ECLI:NL:RBDHA:2025:16455
Rechtbank Den Haag
- Eerste aanleg - enkelvoudig
- Rechtspraak.nl
Beroep tegen niet tijdig nemen van besluit op aanvraag om verlening van machtiging tot voorlopig verblijf
In deze zaak hebben eisers beroep ingesteld tegen het niet tijdig nemen van een besluit op hun aanvraag om verlening van een machtiging tot voorlopig verblijf in het kader van nareis voor verblijf bij hun referent. De rechtbank heeft vastgesteld dat de minister van Asiel en Migratie geen verweerschrift heeft ingediend en heeft op basis van artikel 8:54, eerste lid, van de Algemene wet bestuursrecht (Awb) uitspraak gedaan zonder zitting. De rechtbank heeft het verzoek van eisers om vrijstelling van het griffierecht voorlopig toegewezen, omdat zij aannemelijk hebben gemaakt dat zij voldoen aan de voorwaarden voor vrijstelling.

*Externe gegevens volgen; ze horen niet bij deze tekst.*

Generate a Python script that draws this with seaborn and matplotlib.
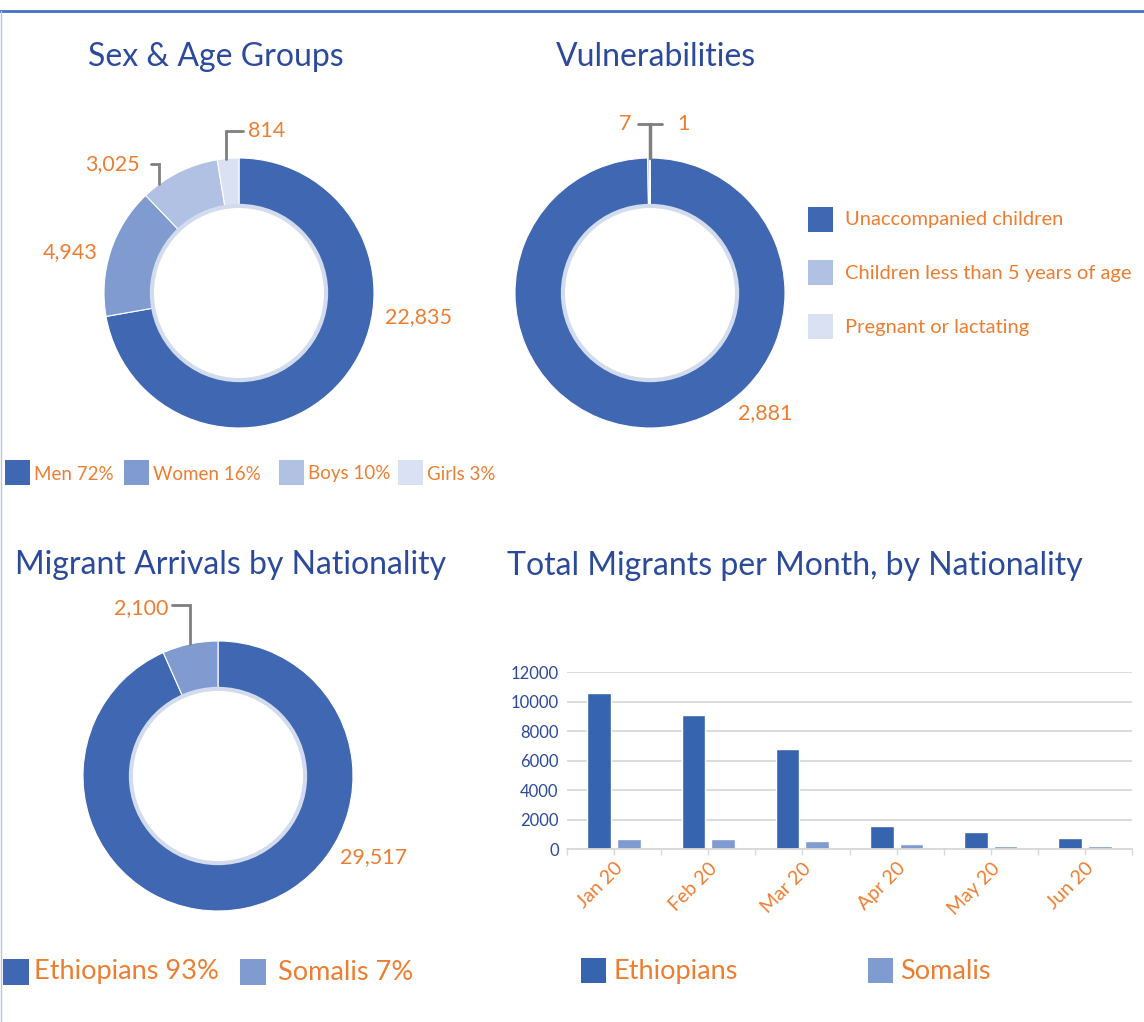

Eisers hebben hun aanvraag op 15 augustus 2023 ingediend, en de minister had op grond van de Vreemdelingenwet 2000 binnen 90 dagen moeten beslissen. De beslistermijn is verlengd met drie maanden, waardoor de minister uiterlijk op 13 februari 2024 een besluit had moeten nemen. Aangezien dit niet is gebeurd, hebben eisers de minister op 17 april 2024 rechtsgeldig in gebreke gesteld en op 2 mei 2024 beroep ingesteld. De rechtbank heeft geoordeeld dat het beroep kennelijk gegrond is, omdat de minister niet tijdig heeft beslist.
De rechtbank heeft de minister opgedragen om binnen acht weken na verzending van de uitspraak een besluit bekend te maken. Indien de minister binnen deze termijn besluit tot nader onderzoek, moet het besluit binnen twintig weken na verzending van de uitspraak bekend worden gemaakt. Tevens is bepaald dat de minister een dwangsom van € 100 per dag verbeurt voor elke dag dat de termijn wordt overschreden, met een maximum van € 15.000. De rechtbank heeft de minister ook veroordeeld in de proceskosten van eisers tot een bedrag van € 453,50. Deze uitspraak is gedaan op 3 september 2025 door mr. M.J. Schouw, rechter, en is openbaar gemaakt.